Israel and the Palestinians should allow the international community to supervise Jerusalem's Temple Mount and the city's other holy sites, a study carried out by a liberal Jerusalem think tank and released Tuesday said. "The strong connection of members of all monotheistic religions to the city on the one hand, and the lack of trust between Israel and the Palestinian Authority on the other justifies some international intervention in overseeing the area, especially from the security standpoint and with regard to preserving the holy sites," the study by the Jerusalem Institute for Israel Studies states. The document, titled "Jerusalem's Historic Basin - a Situation Report and Alternatives for a Solution," offers five different solutions to the bitterly contested question of sovereignty over the city's holy sites. They include full Israeli control over the sites; full Palestinian sovereignty; territorial division of the basin between the two sides, with international supervision to help monitor and settle disputes; a distribution of powers in the basin between the two sides, with international backing or Authority over the historical basin; and entrusting the authority of the historical sites to an international body, which can delegate powers to both sides in certain aspects. The study states that continued full Israeli sovereignty would be rejected the Palestinians and the international community, while Palestinian sovereignty would likewise be rejected by Israel.
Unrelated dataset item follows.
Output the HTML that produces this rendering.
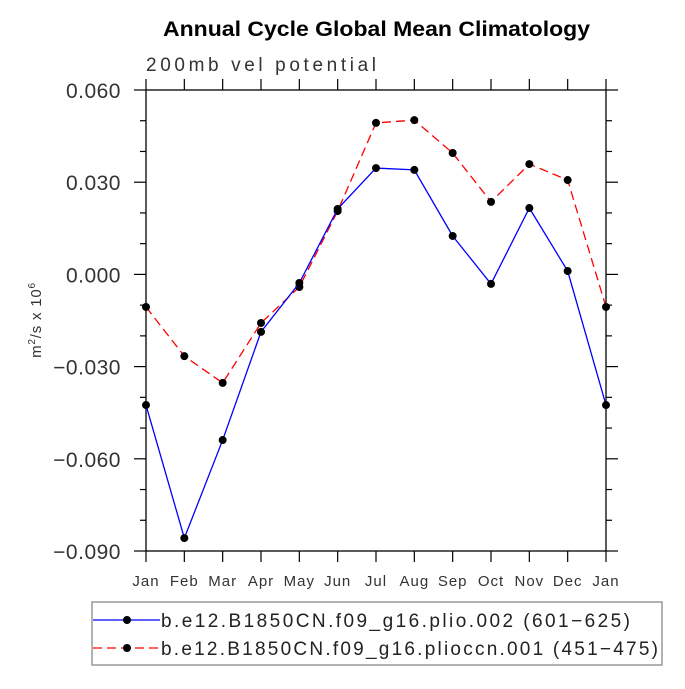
<!DOCTYPE html>
<html><head><meta charset="utf-8"><style>
body{margin:0;background:#fff;}
svg text{font-family:"Liberation Sans",sans-serif;}
</style></head><body>
<svg id="chart" width="685" height="684" xmlns="http://www.w3.org/2000/svg">
<text x="163" y="36" textLength="427" lengthAdjust="spacingAndGlyphs" font-size="21" font-weight="bold">Annual Cycle Global Mean Climatology</text>
<text x="146" y="71" font-size="19" fill="#333" textLength="230" lengthAdjust="spacing">200mb vel potential</text>
<text transform="translate(41,320) rotate(-90)" text-anchor="middle" font-size="15" fill="#333" letter-spacing="0.8">m<tspan font-size="10" dy="-6">2</tspan><tspan dy="6">/s x 10</tspan><tspan font-size="10" dy="-6">6</tspan></text>
<g id="axes"></g><g id="series"></g>
<rect x="92" y="602" width="570" height="63" fill="none" stroke="#999" stroke-width="1.5"/>
<g>
<line x1="93" y1="620" x2="160" y2="620" stroke="#0000ff" stroke-width="1.3"/><circle cx="127" cy="620" r="4"/>
<text x="161" y="627" font-size="19" fill="#222" textLength="469" lengthAdjust="spacing">b.e12.B1850CN.f09_g16.plio.002 (601−625)</text></g>
<g>
<line x1="93" y1="648" x2="160" y2="648" stroke="#ff0000" stroke-width="1.3" stroke-dasharray="9,5"/><circle cx="127" cy="648" r="4"/>
<text x="161" y="655" font-size="19" fill="#222" textLength="497" lengthAdjust="spacing">b.e12.B1850CN.f09_g16.plioccn.001 (451−475)</text></g>
</svg>
<script>
const months=["Jan","Feb","Mar","Apr","May","Jun","Jul","Aug","Sep","Oct","Nov","Dec","Jan"];
const plio=[-0.0425,-0.0858,-0.0539,-0.0187,-0.0028,0.0213,0.0346,0.0340,0.0125,-0.0031,0.0216,0.0011,-0.0425];
const pliocn=[-0.0106,-0.0266,-0.0353,-0.0158,-0.0041,0.0206,0.0493,0.0502,0.0395,0.0236,0.0359,0.0307,-0.0106];
const yTicks=[0.060,0.030,0.000,-0.030,-0.060,-0.090];
const yTickLabels=["0.060","0.030","0.000","\u22120.030","\u22120.060","\u22120.090"];
const L=146,R=606,T=90,B=551,ymin=-0.09,ymax=0.06;
const xs=i=>L+(R-L)*i/(months.length-1);
const ys=v=>B-(v-ymin)/(ymax-ymin)*(B-T);
const NS="http://www.w3.org/2000/svg";
function mk(tag,at,parent){const e=document.createElementNS(NS,tag);for(const k in at)e.setAttribute(k,at[k]);parent.appendChild(e);return e;}
const ax=document.getElementById('axes');
const frame=mk('rect',{x:L,y:T,width:R-L,height:B-T,fill:'none',stroke:'#000','stroke-width':1.3},ax);


months.forEach((m,i)=>{const x=xs(i);
 mk('line',{x1:x,y1:B,x2:x,y2:B+11,stroke:'#000','stroke-width':1.2},ax);
 mk('line',{x1:x,y1:T,x2:x,y2:T-11,stroke:'#000','stroke-width':1.2},ax);
 const t=mk('text',{x:x,y:586,'text-anchor':'middle','font-size':15,fill:'#333','letter-spacing':1},ax);t.textContent=m;
 
 
});
for(let v=ymin;v<=ymax+1e-9;v+=0.01){const y=ys(v);const major=Math.abs(Math.round(v*1000)%30)===0;const len=major?12:6;
 mk('line',{x1:L-len,y1:y,x2:L,y2:y,stroke:'#000','stroke-width':1.2},ax);
 mk('line',{x1:R,y1:y,x2:R+len,y2:y,stroke:'#000','stroke-width':1.2},ax);}
yTicks.forEach((v,i)=>{const t=mk('text',{x:121,y:ys(v)+8,'text-anchor':'end','font-size':21,fill:'#333','letter-spacing':0.5},ax);t.textContent=yTickLabels[i];
 
 });
const sg=document.getElementById('series');
function series(vals,color,dash,name){const g=mk('g',{},sg);
 
 
 mk('polyline',{points:vals.map((v,i)=>xs(i)+','+ys(v)).join(' '),fill:'none',stroke:color,'stroke-width':1.3,'stroke-dasharray':dash},g);
 vals.forEach((v,i)=>{const c=mk('circle',{cx:xs(i),cy:ys(v),r:4,fill:'#000'},g);
  
  });}
series(pliocn,'#ff0000','9,5','series-plioccn');
series(plio,'#0000ff','none','series-plio');
</script>
</body></html>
The study's researchers conclude that entrusting the authority of the historical sites to an international body is the preferable and the most realistic option provided that both sides can put their faith in an international body and in its ability to run the holy sites fairly. The study, which was widely criticized by Israeli politicians on both the right and left, notes that both sides may in fact perceive international sovereignty on the Temple Mount as a desecration and try to fight such a plan. Jerusalem Mayor Uri Lupolianski called the proposal an "irresponsible political and populist plan" which has been rehashed during an election campaign. He said that it was simply unacceptable that the most holy site in Judaism would fall under international control.